HELEN DALY: Mathias Cormann on the Sydney airport issue, the Government has announced it is going to go ahead and build it, when I guess perhaps normally a Coalition Government would support private sector building this. The private sector in this first instance any way has said no thanks. Tenders will open soon as we understand it for the construction and is the idea for the Government to build it, maybe operate it for a while and then sell it off?

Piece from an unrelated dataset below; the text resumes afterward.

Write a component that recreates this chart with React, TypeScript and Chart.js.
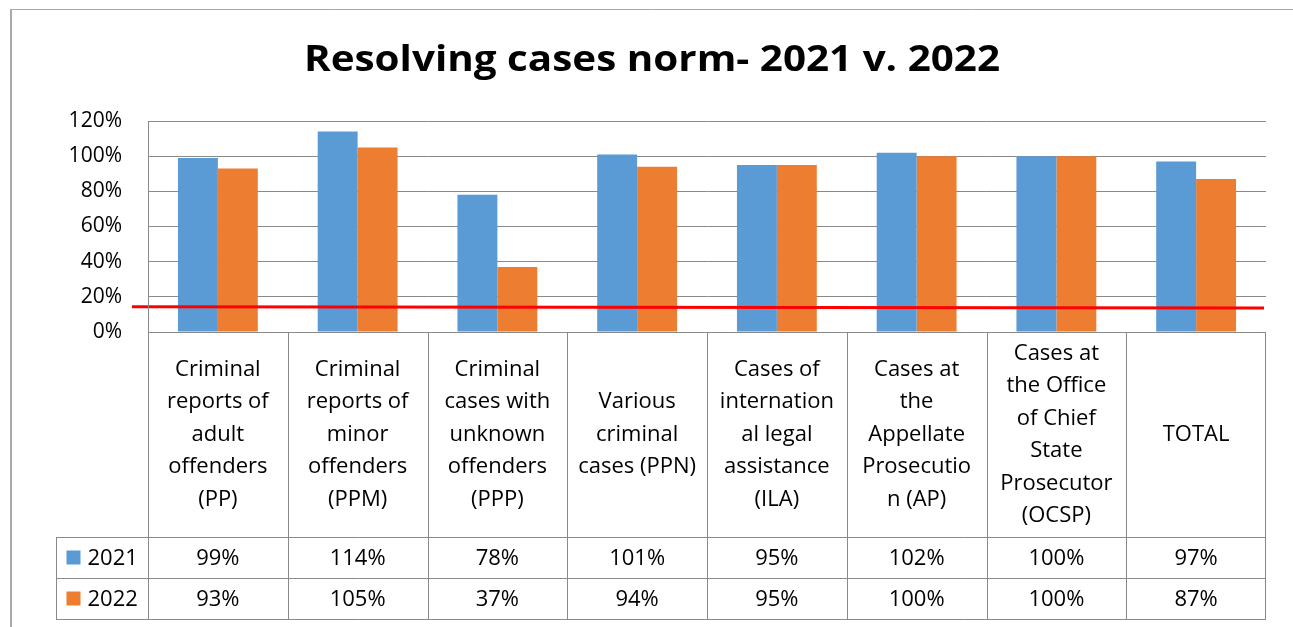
import React, { useEffect, useRef } from "react";
import { Chart, registerables } from "chart.js";

Chart.register(...registerables);

const TITLE = "Resolving cases norm- 2021 v. 2022";
const categories: string[][] = [
  ["Criminal", "reports of", "adult", "offenders", "(PP)"],
  ["Criminal", "reports of", "minor", "offenders", "(PPM)"],
  ["Criminal", "cases with", "unknown", "offenders", "(PPP)"],
  ["Various", "criminal", "cases (PPN)"],
  ["Cases of", "internation", "al legal", "assistance", "(ILA)"],
  ["Cases at", "the", "Appellate", "Prosecutio", "n (AP)"],
  ["Cases at", "the Office", "of Chief", "State", "Prosecutor", "(OCSP)"],
  ["TOTAL"],
];
const seriesNames = ["2021", "2022"];
const values2021 = [99, 114, 78, 101, 95, 102, 100, 97];
const values2022 = [93, 105, 37, 94, 95, 100, 100, 87];
const seriesColors = ["#5B9BD5", "#ED7D31"];
const yMax = 120;
const yStep = 20;
// red "norm" line, value at its left end and right end (%)
const normLine = [14.4, 13.6];

const FONT = "'Open Sans', 'Noto Sans', sans-serif";
const GRID = "#898989";
const FRAME = "#a9a9a9";

const CAT_ROW_H = 205;
const VAL_ROW_H = 41;
const LEGEND_COL_W = 92;
const TITLE_WIDTH = 696;

const framePlugin = {
  id: "frame",
  beforeDraw(chart: any) {
    const ctx = chart.ctx;
    ctx.save();
    ctx.fillStyle = "#ffffff";
    ctx.fillRect(0, 0, chart.width, chart.height);
    ctx.strokeStyle = FRAME;
    ctx.lineWidth = 2;
    ctx.beginPath();
    ctx.moveTo(11, 9);
    ctx.lineTo(11, chart.height);
    ctx.stroke();
    ctx.lineWidth = 1;
    ctx.beginPath();
    ctx.moveTo(10, 9.5);
    ctx.lineTo(chart.width, 9.5);
    ctx.stroke();
    // title
    ctx.fillStyle = "#000";
    ctx.font = `bold 36px ${FONT}`;
    ctx.textAlign = "center";
    ctx.textBaseline = "alphabetic";
    const w = ctx.measureText(TITLE).width;
    const sx = TITLE_WIDTH / w;
    ctx.translate(652, 71);
    ctx.scale(sx, 1);
    ctx.fillText(TITLE, 0, 0);
    ctx.restore();
  },
};

const normPlugin = {
  id: "norm",
  afterDatasetsDraw(chart: any) {
    const { ctx, chartArea, scales } = chart;
    const y = scales.y;
    ctx.save();
    ctx.strokeStyle = "#FF0000";
    ctx.lineWidth = 3;
    ctx.beginPath();
    ctx.moveTo(chartArea.left - 16, y.getPixelForValue(normLine[0]));
    ctx.lineTo(chartArea.right - 2, y.getPixelForValue(normLine[1]));
    ctx.stroke();
    ctx.restore();
  },
};

const tablePlugin = {
  id: "datatable",
  afterDraw(chart: any) {
    const { ctx, chartArea, scales } = chart;
    const x = scales.x;
    const n = categories.length;
    const colW = (chartArea.right - chartArea.left) / n;
    const top = chartArea.bottom;
    const r1 = top + CAT_ROW_H;
    const r2 = r1 + VAL_ROW_H;
    const r3 = r2 + VAL_ROW_H;
    const L = Math.round(chartArea.left) + 0.5;
    const R = Math.round(chartArea.right) - 0.5;
    const legL = L - LEGEND_COL_W;
    ctx.save();
    ctx.strokeStyle = GRID;
    ctx.lineWidth = 1;
    ctx.beginPath();
    ctx.moveTo(L, Math.round(top) + 0.5);
    ctx.lineTo(R, Math.round(top) + 0.5);
    for (const yy of [r1, r2, r3]) {
      ctx.moveTo(legL, Math.round(yy) + 0.5);
      ctx.lineTo(R, Math.round(yy) + 0.5);
    }
    ctx.moveTo(L, chartArea.top);
    ctx.lineTo(L, Math.round(r3) + 1);
    for (let i = 1; i <= n; i++) {
      const xx = Math.round(chartArea.left + colW * i) + 0.5 - (i === n ? 1 : 0);
      ctx.moveTo(xx, top);
      ctx.lineTo(xx, Math.round(r3) + 1);
    }
    ctx.moveTo(legL, Math.round(r1));
    ctx.lineTo(legL, Math.round(r3) + 1);
    ctx.stroke();

    ctx.fillStyle = "#000";
    ctx.textAlign = "center";
    ctx.textBaseline = "middle";
    ctx.font = `22px ${FONT}`;
    const lh = 32.5;
    categories.forEach((lines, i) => {
      const cx = x.getPixelForValue(i);
      const cy = (top + r1) / 2;
      const y0 = cy - ((lines.length - 1) * lh) / 2;
      lines.forEach((t, j) => ctx.fillText(t, cx, y0 + j * lh));
    });
    const rows = [values2021, values2022];
    rows.forEach((vals, k) => {
      const cy = r1 + VAL_ROW_H * k + VAL_ROW_H / 2 + 1;
      vals.forEach((v, i) => {
        ctx.fillText(`${v}%`, x.getPixelForValue(i), cy);
      });
      ctx.fillStyle = seriesColors[k];
      ctx.fillRect(legL + 10, cy - 8, 14, 14);
      ctx.fillStyle = "#000";
      ctx.textAlign = "left";
      ctx.fillText(seriesNames[k], legL + 31, cy);
      ctx.textAlign = "center";
    });
    ctx.restore();
  },
};

export default function App() {
  const ref = useRef<HTMLCanvasElement | null>(null);
  useEffect(() => {
    if (!ref.current) return;
    const chart = new Chart(ref.current, {
      type: "bar",
      data: {
        labels: categories,
        datasets: [
          { label: seriesNames[0], data: values2021, backgroundColor: seriesColors[0], borderWidth: 0 },
          { label: seriesNames[1], data: values2022, backgroundColor: seriesColors[1], borderWidth: 0 },
        ],
      },
      options: {
        animation: false,
        responsive: false,
        devicePixelRatio: 1,
        layout: { padding: { left: 0, top: 121, right: 27, bottom: 295 } },
        plugins: { legend: { display: false }, title: { display: false }, tooltip: { enabled: false } },
        datasets: { bar: { barPercentage: 1, categoryPercentage: 2 / 3.5 } },
        scales: {
          x: { display: false },
          y: {
            min: 0,
            max: yMax,
            afterFit: (s: any) => {
              s.width = 148;
            },
            ticks: {
              stepSize: yStep,
              padding: 26,
              color: "#000",
              font: { family: FONT, size: 21 },
              callback: (v: any) => `${v}%`,
            },
            grid: { color: GRID, lineWidth: 1, drawTicks: false },
            border: { display: true, color: GRID, width: 1 },
          },
        },
      },
      plugins: [framePlugin, normPlugin, tablePlugin],
    });
    return () => chart.destroy();
  }, []);
  return (
    <div style={{ position: "absolute", left: 0, top: 0, width: 1293, height: 627 }}>
      <canvas ref={ref} width={1293} height={627} style={{ display: "block" }} />
    </div>
  );
}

MATHIAS CORMANN: Eventually we would want to sell it as we have sold previous airports. This is a big and complex project. We can understand that somebody looking at this from a purely commercial point of view, in terms of investors looking for a bit of a shorter term return, that was not necessarily going to work for them. From the Government’s point of view, we have got broader considerations. There is an economic development element in Western Sydney. It is an airport that is needed. It is an airport that will provide important competition in that market. But it also will deliver significant jobs and significant additional economic dividends to the broader region, New South Wales and the country. Over time, eventually after it has been built, after it is in operation, we do believe that this is an asset that will be able to be sold and that is certainly the intention.
HELEN DALY: Alright, in the beginning will it be funded through a special Government owned corporation, I guess a bit like the NBN? And will it be debt funded in the beginning? The so called good debt that the Treasurer speaks of?
MATHIAS CORMANN: All of these details will be in the Budget next week. I will leave it to the Treasurer to announce all of those details.
HELEN DALY: But it will mark I guess will it the really very big commitment by your Government to infrastructure and infrastructure spending?
MATHIAS CORMANN: Yes. Nobody should be surprised by this. We have been working on this for some time. We have had very firm commitments that we wanted to see the Western Sydney Airport built. There were some requirements under the terms of the Kingsford Smith Sydney Airport sale that needed to be complied with. There was a right of first refusal. There was a notice of intention period, that came to an end earlier this week, when we received the notification that the owners of Sydney Airport were not going to take advantage of their right of first refusal. We are now proceeding as a Government with developing this project. The detail will be in the Budget.
HELEN DALY: Alright Minister Mathias Cormann, thank you so much for joining us. Appreciate it in this lead up period to the Federal Budget.
MATHIAS CORMANN: Always good to talk to you.